**Task instructions:** From the first line of the data below, repeat each line exactly until you reach the line with "Chart.register(...registerables);"; include that line too.

— START OF Data shown —

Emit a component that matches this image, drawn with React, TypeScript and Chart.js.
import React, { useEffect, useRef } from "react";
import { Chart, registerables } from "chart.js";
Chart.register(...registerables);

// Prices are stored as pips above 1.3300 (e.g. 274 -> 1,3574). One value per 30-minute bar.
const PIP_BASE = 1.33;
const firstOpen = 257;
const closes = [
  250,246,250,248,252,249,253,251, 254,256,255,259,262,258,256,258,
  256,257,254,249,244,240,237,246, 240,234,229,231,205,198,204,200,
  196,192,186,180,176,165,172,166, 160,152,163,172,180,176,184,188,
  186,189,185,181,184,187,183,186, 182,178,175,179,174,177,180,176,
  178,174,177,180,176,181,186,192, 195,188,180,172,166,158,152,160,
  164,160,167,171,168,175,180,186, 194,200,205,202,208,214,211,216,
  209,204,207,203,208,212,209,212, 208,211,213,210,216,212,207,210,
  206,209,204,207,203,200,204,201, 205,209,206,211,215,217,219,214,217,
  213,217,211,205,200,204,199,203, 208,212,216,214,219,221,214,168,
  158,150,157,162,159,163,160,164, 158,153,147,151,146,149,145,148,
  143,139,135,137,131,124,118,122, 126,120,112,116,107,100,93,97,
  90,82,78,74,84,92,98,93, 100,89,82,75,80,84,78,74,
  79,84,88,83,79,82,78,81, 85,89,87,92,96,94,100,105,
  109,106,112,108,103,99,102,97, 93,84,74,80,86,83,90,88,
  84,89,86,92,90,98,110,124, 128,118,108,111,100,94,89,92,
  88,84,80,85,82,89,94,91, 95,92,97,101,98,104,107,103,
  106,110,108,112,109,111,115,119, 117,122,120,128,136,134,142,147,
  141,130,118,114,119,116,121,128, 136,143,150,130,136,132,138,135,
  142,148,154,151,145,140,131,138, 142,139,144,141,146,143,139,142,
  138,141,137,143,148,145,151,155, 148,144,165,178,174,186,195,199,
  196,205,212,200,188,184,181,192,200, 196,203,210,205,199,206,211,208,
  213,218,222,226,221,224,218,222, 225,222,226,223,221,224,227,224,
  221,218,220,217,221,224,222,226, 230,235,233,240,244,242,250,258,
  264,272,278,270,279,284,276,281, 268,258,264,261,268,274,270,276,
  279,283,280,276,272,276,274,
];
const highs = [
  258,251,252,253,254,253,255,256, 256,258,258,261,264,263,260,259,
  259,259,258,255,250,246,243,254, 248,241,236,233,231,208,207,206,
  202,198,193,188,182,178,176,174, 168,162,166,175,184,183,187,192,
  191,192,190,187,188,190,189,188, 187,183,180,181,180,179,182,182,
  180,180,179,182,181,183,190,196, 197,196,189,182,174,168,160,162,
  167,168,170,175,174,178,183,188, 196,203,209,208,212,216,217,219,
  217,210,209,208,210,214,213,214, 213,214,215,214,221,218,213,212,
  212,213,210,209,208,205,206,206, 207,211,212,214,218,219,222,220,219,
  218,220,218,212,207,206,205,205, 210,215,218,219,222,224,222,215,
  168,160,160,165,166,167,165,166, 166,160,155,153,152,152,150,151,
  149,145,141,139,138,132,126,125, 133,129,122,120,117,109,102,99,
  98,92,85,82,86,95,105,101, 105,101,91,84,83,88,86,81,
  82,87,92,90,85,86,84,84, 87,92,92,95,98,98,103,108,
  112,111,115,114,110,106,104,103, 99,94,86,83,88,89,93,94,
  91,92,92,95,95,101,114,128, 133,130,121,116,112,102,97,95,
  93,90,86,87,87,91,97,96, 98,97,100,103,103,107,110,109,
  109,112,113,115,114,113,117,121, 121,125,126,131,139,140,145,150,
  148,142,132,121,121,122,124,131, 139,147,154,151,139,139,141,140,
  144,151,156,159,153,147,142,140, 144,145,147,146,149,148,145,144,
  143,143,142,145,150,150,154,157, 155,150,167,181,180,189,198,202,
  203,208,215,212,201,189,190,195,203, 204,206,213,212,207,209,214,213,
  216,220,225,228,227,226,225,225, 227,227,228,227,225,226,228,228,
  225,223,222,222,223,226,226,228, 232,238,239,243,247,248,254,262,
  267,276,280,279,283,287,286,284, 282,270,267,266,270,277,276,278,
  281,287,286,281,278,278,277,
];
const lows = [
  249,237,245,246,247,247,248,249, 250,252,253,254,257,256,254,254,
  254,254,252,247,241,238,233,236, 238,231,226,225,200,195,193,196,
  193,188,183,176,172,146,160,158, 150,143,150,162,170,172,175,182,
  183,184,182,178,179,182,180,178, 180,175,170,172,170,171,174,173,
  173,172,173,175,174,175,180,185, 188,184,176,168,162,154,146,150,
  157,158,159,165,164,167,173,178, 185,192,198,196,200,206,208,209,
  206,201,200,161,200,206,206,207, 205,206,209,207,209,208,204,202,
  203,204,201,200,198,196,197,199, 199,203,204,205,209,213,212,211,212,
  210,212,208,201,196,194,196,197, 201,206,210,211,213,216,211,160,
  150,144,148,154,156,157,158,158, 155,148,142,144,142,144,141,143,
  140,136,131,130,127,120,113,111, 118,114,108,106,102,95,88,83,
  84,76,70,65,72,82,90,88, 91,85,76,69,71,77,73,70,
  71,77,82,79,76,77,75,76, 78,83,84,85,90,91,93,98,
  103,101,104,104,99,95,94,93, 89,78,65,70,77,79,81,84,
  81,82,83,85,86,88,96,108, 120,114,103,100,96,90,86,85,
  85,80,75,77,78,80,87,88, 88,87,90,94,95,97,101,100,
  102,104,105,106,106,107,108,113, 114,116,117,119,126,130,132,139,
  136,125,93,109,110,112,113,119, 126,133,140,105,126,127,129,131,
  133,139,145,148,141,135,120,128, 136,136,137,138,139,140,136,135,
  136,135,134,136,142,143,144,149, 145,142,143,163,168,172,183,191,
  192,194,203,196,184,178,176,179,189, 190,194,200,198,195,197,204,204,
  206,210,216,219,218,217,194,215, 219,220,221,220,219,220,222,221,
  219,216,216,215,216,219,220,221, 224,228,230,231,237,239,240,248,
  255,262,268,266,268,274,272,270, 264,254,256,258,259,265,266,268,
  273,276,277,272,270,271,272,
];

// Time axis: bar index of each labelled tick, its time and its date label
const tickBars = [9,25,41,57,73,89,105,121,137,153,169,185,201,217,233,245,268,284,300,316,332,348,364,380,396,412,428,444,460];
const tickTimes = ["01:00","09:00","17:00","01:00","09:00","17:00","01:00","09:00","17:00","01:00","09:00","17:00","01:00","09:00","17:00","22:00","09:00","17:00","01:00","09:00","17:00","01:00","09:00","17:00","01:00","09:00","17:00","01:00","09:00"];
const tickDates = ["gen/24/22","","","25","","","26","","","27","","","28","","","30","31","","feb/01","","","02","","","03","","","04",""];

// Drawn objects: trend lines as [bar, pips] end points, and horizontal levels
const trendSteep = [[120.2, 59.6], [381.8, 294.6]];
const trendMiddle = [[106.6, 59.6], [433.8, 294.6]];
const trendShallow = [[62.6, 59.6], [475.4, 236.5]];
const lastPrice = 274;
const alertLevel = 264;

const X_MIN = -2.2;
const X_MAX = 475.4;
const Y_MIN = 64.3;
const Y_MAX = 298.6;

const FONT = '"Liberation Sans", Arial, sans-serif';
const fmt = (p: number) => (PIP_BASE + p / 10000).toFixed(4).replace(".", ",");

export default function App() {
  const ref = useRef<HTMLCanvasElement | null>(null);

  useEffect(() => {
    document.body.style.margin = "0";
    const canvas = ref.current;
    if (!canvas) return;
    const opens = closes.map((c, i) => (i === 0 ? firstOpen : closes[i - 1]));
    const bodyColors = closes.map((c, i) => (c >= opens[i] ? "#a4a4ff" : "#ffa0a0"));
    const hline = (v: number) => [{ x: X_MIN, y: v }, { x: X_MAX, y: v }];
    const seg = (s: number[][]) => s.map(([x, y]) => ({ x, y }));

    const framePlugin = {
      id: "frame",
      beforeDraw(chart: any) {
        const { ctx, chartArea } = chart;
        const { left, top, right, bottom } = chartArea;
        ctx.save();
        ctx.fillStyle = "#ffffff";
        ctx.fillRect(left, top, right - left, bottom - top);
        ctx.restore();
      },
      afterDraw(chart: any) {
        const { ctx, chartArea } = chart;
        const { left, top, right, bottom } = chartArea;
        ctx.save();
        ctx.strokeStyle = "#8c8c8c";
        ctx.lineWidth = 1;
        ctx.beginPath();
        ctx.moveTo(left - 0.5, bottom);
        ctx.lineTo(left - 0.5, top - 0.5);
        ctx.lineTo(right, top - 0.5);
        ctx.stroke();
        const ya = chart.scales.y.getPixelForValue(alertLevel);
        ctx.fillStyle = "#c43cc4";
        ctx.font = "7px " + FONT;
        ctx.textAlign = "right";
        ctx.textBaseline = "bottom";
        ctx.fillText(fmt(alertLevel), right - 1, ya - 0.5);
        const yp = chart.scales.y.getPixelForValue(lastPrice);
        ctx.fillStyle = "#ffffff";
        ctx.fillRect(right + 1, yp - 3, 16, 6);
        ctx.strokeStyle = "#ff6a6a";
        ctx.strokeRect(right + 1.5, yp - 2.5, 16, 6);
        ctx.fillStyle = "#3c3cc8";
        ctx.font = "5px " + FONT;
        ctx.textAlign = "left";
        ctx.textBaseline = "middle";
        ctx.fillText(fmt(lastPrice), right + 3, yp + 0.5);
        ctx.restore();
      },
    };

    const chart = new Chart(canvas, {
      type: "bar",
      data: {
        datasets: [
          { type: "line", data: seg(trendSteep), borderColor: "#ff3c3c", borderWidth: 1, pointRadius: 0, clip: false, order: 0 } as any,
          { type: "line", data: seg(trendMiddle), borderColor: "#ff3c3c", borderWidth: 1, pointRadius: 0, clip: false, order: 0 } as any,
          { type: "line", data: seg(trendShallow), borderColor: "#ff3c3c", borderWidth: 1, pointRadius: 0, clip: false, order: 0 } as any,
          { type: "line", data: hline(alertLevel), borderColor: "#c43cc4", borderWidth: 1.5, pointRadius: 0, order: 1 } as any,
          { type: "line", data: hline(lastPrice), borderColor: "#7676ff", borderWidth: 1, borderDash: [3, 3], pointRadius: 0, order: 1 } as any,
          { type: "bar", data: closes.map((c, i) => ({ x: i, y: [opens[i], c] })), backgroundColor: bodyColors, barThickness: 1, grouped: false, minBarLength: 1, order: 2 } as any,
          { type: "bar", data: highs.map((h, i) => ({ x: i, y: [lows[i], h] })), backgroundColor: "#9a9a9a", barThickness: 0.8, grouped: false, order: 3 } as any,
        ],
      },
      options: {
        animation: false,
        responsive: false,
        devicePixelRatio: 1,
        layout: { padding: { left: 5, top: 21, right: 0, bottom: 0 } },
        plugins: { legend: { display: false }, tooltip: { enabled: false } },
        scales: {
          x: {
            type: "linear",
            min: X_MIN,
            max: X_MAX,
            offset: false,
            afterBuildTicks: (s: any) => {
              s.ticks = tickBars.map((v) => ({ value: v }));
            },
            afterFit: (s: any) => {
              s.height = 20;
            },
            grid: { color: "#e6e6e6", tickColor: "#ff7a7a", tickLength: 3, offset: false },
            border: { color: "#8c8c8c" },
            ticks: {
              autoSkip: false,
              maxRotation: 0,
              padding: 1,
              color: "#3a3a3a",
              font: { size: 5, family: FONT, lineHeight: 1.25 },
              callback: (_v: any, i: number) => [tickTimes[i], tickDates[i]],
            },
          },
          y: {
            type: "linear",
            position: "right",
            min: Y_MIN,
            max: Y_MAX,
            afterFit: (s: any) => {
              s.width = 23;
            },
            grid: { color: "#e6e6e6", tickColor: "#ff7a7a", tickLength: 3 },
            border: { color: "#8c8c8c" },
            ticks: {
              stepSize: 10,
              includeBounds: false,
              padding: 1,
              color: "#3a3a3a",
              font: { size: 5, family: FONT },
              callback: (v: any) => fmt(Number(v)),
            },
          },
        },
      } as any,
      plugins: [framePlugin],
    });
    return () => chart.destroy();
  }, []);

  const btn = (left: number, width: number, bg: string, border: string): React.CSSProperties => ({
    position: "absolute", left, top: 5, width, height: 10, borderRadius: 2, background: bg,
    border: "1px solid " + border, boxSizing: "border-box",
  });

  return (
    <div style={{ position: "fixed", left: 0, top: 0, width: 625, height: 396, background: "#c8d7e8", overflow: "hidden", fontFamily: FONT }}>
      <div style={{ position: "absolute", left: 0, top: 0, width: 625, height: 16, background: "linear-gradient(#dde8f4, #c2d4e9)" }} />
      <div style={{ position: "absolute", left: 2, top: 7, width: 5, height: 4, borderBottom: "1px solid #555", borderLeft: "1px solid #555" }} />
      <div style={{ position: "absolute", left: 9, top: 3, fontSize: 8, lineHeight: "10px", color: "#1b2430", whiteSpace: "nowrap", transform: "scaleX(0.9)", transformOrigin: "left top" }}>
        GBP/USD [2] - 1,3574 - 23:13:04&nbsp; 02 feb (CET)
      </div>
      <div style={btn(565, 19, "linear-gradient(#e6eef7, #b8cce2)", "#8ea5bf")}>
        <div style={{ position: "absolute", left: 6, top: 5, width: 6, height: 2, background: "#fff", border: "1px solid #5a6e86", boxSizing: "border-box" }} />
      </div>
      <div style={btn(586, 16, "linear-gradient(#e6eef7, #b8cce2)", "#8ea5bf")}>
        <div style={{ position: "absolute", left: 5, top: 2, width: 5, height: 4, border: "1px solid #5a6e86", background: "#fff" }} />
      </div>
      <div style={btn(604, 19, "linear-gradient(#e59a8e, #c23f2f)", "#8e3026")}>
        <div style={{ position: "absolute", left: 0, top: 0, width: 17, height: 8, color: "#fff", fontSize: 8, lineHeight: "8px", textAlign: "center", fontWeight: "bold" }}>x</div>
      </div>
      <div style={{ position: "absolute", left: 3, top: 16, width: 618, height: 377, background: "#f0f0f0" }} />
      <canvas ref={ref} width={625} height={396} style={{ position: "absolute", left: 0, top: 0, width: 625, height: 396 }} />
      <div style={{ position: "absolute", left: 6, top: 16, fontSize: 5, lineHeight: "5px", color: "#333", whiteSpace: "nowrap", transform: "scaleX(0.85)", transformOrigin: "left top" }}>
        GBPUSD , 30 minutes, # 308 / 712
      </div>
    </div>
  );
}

— END OF Data shown —

**Full solution:**
Emit a component that matches this image, drawn with React, TypeScript and Chart.js.
import React, { useEffect, useRef } from "react";
import { Chart, registerables } from "chart.js";
Chart.register(...registerables);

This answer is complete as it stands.